BBC Found Airtime for the King's £137M. We Went and Found the 6 Million Going Hungry.
Sovereign Grant: £137.9M (2026/27)Duchies: £20M+ each per year6M Britons facing hunger56% of low-paid parents use food banksOwner: UK license fee (BBC)
👁Decoded
Sure, cover the palace's accounts — it's public money, fair game. But watch what gets the glossy, front-of-show treatment. This year the Sovereign Grant, the taxpayer cash that funds the monarchy, came in at £137.9 million. On top of that, the King's Duchy of Lancaster and the Prince of Wales's Duchy of Cornwall each clear north of £20 million a year. The private fortune stacked on top of THAT? Not made public.
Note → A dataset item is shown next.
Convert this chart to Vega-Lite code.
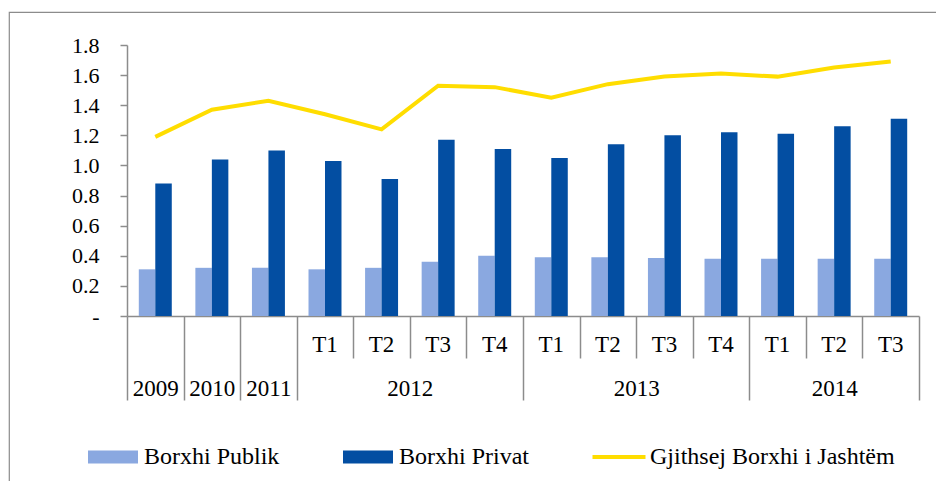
{
  "$schema": "https://vega.github.io/schema/vega-lite/v6.json",
  "autosize": {"type": "none"},
  "padding": {"left": 9, "top": 12, "right": -10, "bottom": -10},
  "width": 937,
  "height": 479,
  "config": {
    "font": "Liberation Serif",
    "view": {"stroke": "#8c8c8c", "strokeWidth": 1.2}
  },
  "data": {
    "values": [
      {"periudha": "2009", "seria": "Borxhi Publik", "vlera": 0.31},
      {"periudha": "2010", "seria": "Borxhi Publik", "vlera": 0.32},
      {"periudha": "2011", "seria": "Borxhi Publik", "vlera": 0.32},
      {"periudha": "2012-T1", "seria": "Borxhi Publik", "vlera": 0.31},
      {"periudha": "2012-T2", "seria": "Borxhi Publik", "vlera": 0.32},
      {"periudha": "2012-T3", "seria": "Borxhi Publik", "vlera": 0.36},
      {"periudha": "2012-T4", "seria": "Borxhi Publik", "vlera": 0.40},
      {"periudha": "2013-T1", "seria": "Borxhi Publik", "vlera": 0.39},
      {"periudha": "2013-T2", "seria": "Borxhi Publik", "vlera": 0.39},
      {"periudha": "2013-T3", "seria": "Borxhi Publik", "vlera": 0.385},
      {"periudha": "2013-T4", "seria": "Borxhi Publik", "vlera": 0.38},
      {"periudha": "2014-T1", "seria": "Borxhi Publik", "vlera": 0.38},
      {"periudha": "2014-T2", "seria": "Borxhi Publik", "vlera": 0.38},
      {"periudha": "2014-T3", "seria": "Borxhi Publik", "vlera": 0.38},
      {"periudha": "2009", "seria": "Borxhi Privat", "vlera": 0.88},
      {"periudha": "2010", "seria": "Borxhi Privat", "vlera": 1.04},
      {"periudha": "2011", "seria": "Borxhi Privat", "vlera": 1.10},
      {"periudha": "2012-T1", "seria": "Borxhi Privat", "vlera": 1.03},
      {"periudha": "2012-T2", "seria": "Borxhi Privat", "vlera": 0.91},
      {"periudha": "2012-T3", "seria": "Borxhi Privat", "vlera": 1.17},
      {"periudha": "2012-T4", "seria": "Borxhi Privat", "vlera": 1.11},
      {"periudha": "2013-T1", "seria": "Borxhi Privat", "vlera": 1.05},
      {"periudha": "2013-T2", "seria": "Borxhi Privat", "vlera": 1.14},
      {"periudha": "2013-T3", "seria": "Borxhi Privat", "vlera": 1.20},
      {"periudha": "2013-T4", "seria": "Borxhi Privat", "vlera": 1.22},
      {"periudha": "2014-T1", "seria": "Borxhi Privat", "vlera": 1.21},
      {"periudha": "2014-T2", "seria": "Borxhi Privat", "vlera": 1.26},
      {"periudha": "2014-T3", "seria": "Borxhi Privat", "vlera": 1.31},
      {"periudha": "2009", "seria": "Gjithsej Borxhi i Jashtëm", "vlera": 1.19},
      {"periudha": "2010", "seria": "Gjithsej Borxhi i Jashtëm", "vlera": 1.37},
      {"periudha": "2011", "seria": "Gjithsej Borxhi i Jashtëm", "vlera": 1.43},
      {"periudha": "2012-T1", "seria": "Gjithsej Borxhi i Jashtëm", "vlera": 1.34},
      {"periudha": "2012-T2", "seria": "Gjithsej Borxhi i Jashtëm", "vlera": 1.24},
      {"periudha": "2012-T3", "seria": "Gjithsej Borxhi i Jashtëm", "vlera": 1.53},
      {"periudha": "2012-T4", "seria": "Gjithsej Borxhi i Jashtëm", "vlera": 1.52},
      {"periudha": "2013-T1", "seria": "Gjithsej Borxhi i Jashtëm", "vlera": 1.45},
      {"periudha": "2013-T2", "seria": "Gjithsej Borxhi i Jashtëm", "vlera": 1.54},
      {"periudha": "2013-T3", "seria": "Gjithsej Borxhi i Jashtëm", "vlera": 1.59},
      {"periudha": "2013-T4", "seria": "Gjithsej Borxhi i Jashtëm", "vlera": 1.61},
      {"periudha": "2014-T1", "seria": "Gjithsej Borxhi i Jashtëm", "vlera": 1.59},
      {"periudha": "2014-T2", "seria": "Gjithsej Borxhi i Jashtëm", "vlera": 1.65},
      {"periudha": "2014-T3", "seria": "Gjithsej Borxhi i Jashtëm", "vlera": 1.69}
    ]
  },
  "resolve": {"scale": {"x": "independent"}, "axis": {"x": "independent"}},
  "layer": [
    {
      "transform": [{"filter": "datum.seria !== 'Gjithsej Borxhi i Jashtëm'"}],
      "mark": {"type": "bar"},
      "encoding": {
        "x": {
          "field": "periudha",
          "type": "nominal",
          "scale": {
            "domain": ["2009", "2010", "2011", "2012-T1", "2012-T2", "2012-T3", "2012-T4", "2013-T1", "2013-T2", "2013-T3", "2013-T4", "2014-T1", "2014-T2", "2014-T3"],
            "range": [118, 910],
            "paddingInner": 0.417,
            "paddingOuter": 0.2085
          },
          "axis": {
            "orient": "bottom",
            "offset": -175,
            "title": null,
            "domain": true,
            "domainColor": "#8c8c8c",
            "domainWidth": 1.5,
            "ticks": false,
            "tickSize": 0,
            "labelAngle": 0,
            "labelExpr": "datum.value && indexof(datum.value, '-') > 0 ? split(datum.value, '-')[1] : ''",
            "labelPadding": 28,
            "labelBaseline": "middle",
            "labelFont": "Liberation Serif",
            "labelFontSize": 23,
            "labelColor": "#000000",
            "labelOverlap": false
          }
        },
        "xOffset": {"field": "seria", "type": "nominal", "scale": {"domain": ["Borxhi Publik", "Borxhi Privat"], "paddingInner": 0}},
        "y": {
          "field": "vlera",
          "type": "quantitative",
          "scale": {"domain": [0, 1.8], "range": [304, 33], "nice": false, "zero": true},
          "axis": {
            "orient": "left",
            "offset": -118,
            "title": null,
            "values": [0, 0.2, 0.4, 0.6, 0.8, 1.0, 1.2, 1.4, 1.6, 1.8],
            "labelExpr": "datum.value === 0 ? '-\u00a0\u00a0' : format(datum.value, '.1f')",
            "grid": false,
            "domainColor": "#8c8c8c",
            "domainWidth": 1.5,
            "tickColor": "#8c8c8c",
            "tickWidth": 1.5,
            "tickSize": 7,
            "labelPadding": 21,
            "labelFont": "Liberation Serif",
            "labelFontSize": 22,
            "labelColor": "#000000",
            "labelOverlap": false
          }
        },
        "color": {
          "field": "seria",
          "type": "nominal",
          "scale": {
            "domain": ["Borxhi Publik", "Borxhi Privat", "Gjithsej Borxhi i Jashtëm"],
            "range": ["#8aa8e0", "#034ea2", "#ffdd00"]
          },
          "legend": {
            "orient": "none",
            "legendX": 79,
            "legendY": 420,
            "direction": "horizontal",
            "title": null,
            "padding": 0,
            "symbolSize": 2500,
            "symbolStrokeWidth": 4,
            "labelFont": "Liberation Serif",
            "labelFontSize": 24,
            "labelColor": "#000000",
            "labelOffset": 6,
            "labelLimit": 400,
            "columnPadding": 63,
            "encode": {
              "symbols": {
                "update": {
                  "shape": [
                    {"test": "datum.value === 'Gjithsej Borxhi i Jashtëm'", "value": "M-1.06,-0.08H1.06V0.08H-1.06Z"},
                    {"value": "M-1,-0.26H1V0.26H-1Z"}
                  ],
                  "fill": {"scale": "color", "field": "value"},
                  "stroke": {"value": "transparent"},
                  "strokeWidth": {"value": 0},
                  "opacity": {"value": 1}
                }
              }
            }
          }
        }
      }
    },
    {
      "transform": [{"filter": "datum.seria === 'Gjithsej Borxhi i Jashtëm'"}],
      "mark": {"type": "line", "strokeWidth": 4},
      "encoding": {
        "x": {
          "field": "periudha",
          "type": "nominal",
          "scale": {
            "domain": ["2009", "2010", "2011", "2012-T1", "2012-T2", "2012-T3", "2012-T4", "2013-T1", "2013-T2", "2013-T3", "2013-T4", "2014-T1", "2014-T2", "2014-T3"],
            "range": [118, 910],
            "paddingInner": 0,
            "paddingOuter": 0
          },
          "axis": {
            "orient": "bottom",
            "offset": -175,
            "title": null,
            "domain": false,
            "tickBand": "extent",
            "tickColor": "#8c8c8c",
            "tickWidth": 1.5,
            "tickSize": {
              "condition": {"test": "!datum.value || indexof(['2009', '2010', '2011', '2012-T4', '2013-T4', '2014-T3'], datum.value) >= 0", "value": 84},
              "value": 42
            },
            "labelAngle": 0,
            "labelExpr": "!datum.value ? '' : datum.value === '2012-T2' ? '2012' : datum.value === '2013-T2' ? '2013' : datum.value === '2014-T2' ? '2014' : indexof(datum.value, '-') < 0 ? datum.value : ''",
            "labelPadding": {
              "condition": {"test": "!datum.value || indexof(['2009', '2010', '2011', '2012-T4', '2013-T4', '2014-T3'], datum.value) >= 0", "value": -12},
              "value": 30
            },
            "labelOffset": {
              "condition": {"test": "datum.value === '2012-T2' || datum.value === '2013-T2'", "value": 28.29},
              "value": 0
            },
            "labelBaseline": "middle",
            "labelFont": "Liberation Serif",
            "labelFontSize": 23,
            "labelColor": "#000000",
            "labelOverlap": false
          }
        },
        "y": {"field": "vlera", "type": "quantitative"},
        "color": {"field": "seria", "type": "nominal"}
      }
    }
  ]
}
Naturally.
The royal-finances story always shows up dressed as a Big National Moment — charts, gravitas, a respectful nod to tradition. Meanwhile, in the same country, on the same day: around 6 million people are facing hunger, 2.5 million are leaning on food banks, and 2.2 million children were food-insecure at the start of the year. More than half — 56% — of low-paid parents have had to use a food bank. And the energy cap could climb toward £1,850, stacking another £200 onto bills people already can't cover.
Credit where it's due: NBC at least ran the King's pay bump under the honest headline — 'as Britons grapple with cost of living.' That's the sentence that belongs on every royal-money story.
We just think the food-bank queue has earned the gravitas more than the palace ledger has. So that's who we wanted to tell you about today — not the £137 million, but the 6 million. Same country. Wildly different amount of airtime.
“The palace ledger gets the charts and the gravitas. The food-bank queue gets a footnote. We flipped it.”